Original URL: https://www.theregister.com/2005/01/19/barometer_results/

Tapping the telecoms barometer

2004 end-of-year summary

By Quocirca

Posted in On-Prem, 19th January 2005 13:24 GMT

Reg Reader Studies The year end is traditionally ‘out with the old, in with the new’, but from the results of The Register/Quocirca year end barometer survey, it looks like for the IT and telecoms industries, the ins and outs from 2004 into 2005 will again include more ‘shaking all about’.

The Register and Quocirca ran this survey to examine a number of key IT industry pressure points. We had almost 6000 respondents split 50/50 between vendors and end users of IT from organisations of all sizes. We call it a barometer survey because we will continue to gauge how the market is changing by asking these questions again at regular intervals.

2004 was a recovery year from an IT and telecommunications perspective as many suppliers saw the decline following the dot com boom give way to a levelling out and even slight improvement in some sectors. The shaking all about of ‘convergence’, or perhaps more accurately, ‘collision’ of networking, both fixed and mobile, with IT continues apace, and there appears no let-up in the physics of speeds, feeds and sheer volume of digital data.

With data protection, governance and security concerns growing, keeping information in the office is proving almost as challenging as making it mobile. Once out of the office all bets are off. Mobility is rapidly moving from a new concept to a way of life, as many realise the benefit of out of the office access to in-house applications as just an extension of business as usual rather than a radical shift. Few regard remote access as a bad thing.

In 2004 mobile email moved from needing to be explained, to something most people have seen or used. GPRS became a standard feature of all new corporate mobile phones in 2003, then in 2004 cheap, robust and usable smartphones became available for the first time and corporate decision makers became comfortable with mobile email as a concept. Although this makes business justification easier in some respects, costs have still kept 2004 deployments down somewhat, but mobile email usage alone was noted by almost a quarter of respondents, with a slightly higher percentage in smaller companies. These users are not only gadget gatherers, but black collar marketing roadies, industry groupies, like analysts or journalists and most obvious of all, the BlackBerry executives. In 2005, mobile email will become less of a badge of importance, and more the opposite – a tool for the mainstream.

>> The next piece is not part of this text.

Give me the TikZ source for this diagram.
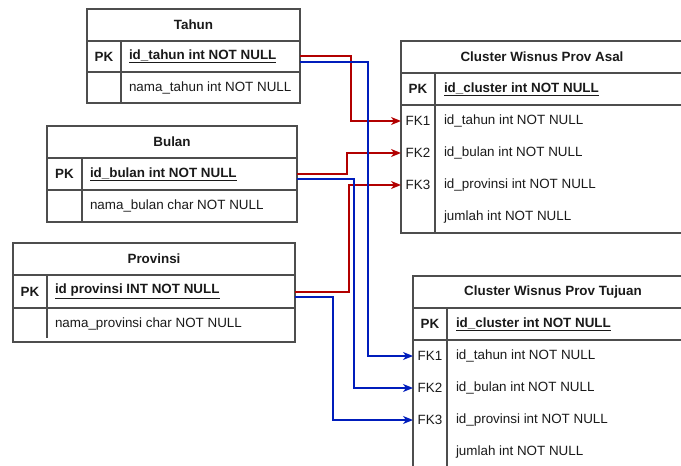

Tri and quad-band cellular devices proliferated in 2004, but 2005 will bring in more multi radio devices and 3G, Wi-Fi, and Bluetooth with everything. Great news for frequency hoppers and spread spectrum betting, but the last thing users want is to have to make decisions about connection methods. Over half of respondents are currently using Wi-Fi somewhere, meaning 2004 was the year for putting some Wi-Fi networks and supporting back office systems in place. Now public Wi-Fi suppliers must increase the ease of access to services and 2005 will be the year when the roaming agreements and value chains are worked out so that businesses can procure services fitting their requirements for coverage, tariff and support.

The difficult question is who will deliver mobile solutions to the enterprise? After many false starts and a lot of poaching of good people from the IT sector, 2004 was the year when mobile operators finally started to understand what their corporate customers want from them. Will 2005 be the year they actually start delivering? Quocirca expects the wireless and fixed aggregation and roaming issue to rise significantly in importance, as companies need to simplify all forms of remote or mobile connectivity. The hotspot to mobile operator roaming agreements of 2004 are good indicators of the mature thinking beginning to emerge.

Finally, voice and data convergence. BT is pouring £10b into replacing all non-IP functions with pure IP-play ones, and every service provider is making a play for running voice services over their data networks. When asked about voice over IP, our survey resoundingly showed this isn’t just wishful thinking on behalf of suppliers, it’s really gathering speed. Very few seem keen to bury their heads in the sand and say convergence will not happen. Grasping this opportunity for greater efficiencies and effectiveness in the short term makes sense - and Quocirca believes that companies who embrace this will soon reap the benefits.

Mass mobile mail, the aggregation of access methods and the convergence of voice with data - it might all seem messy and complex, but the good news for end users is that after a few years of focus on individual technologies, vendors are finally getting the message that users want solutions that add value or efficiency to their business.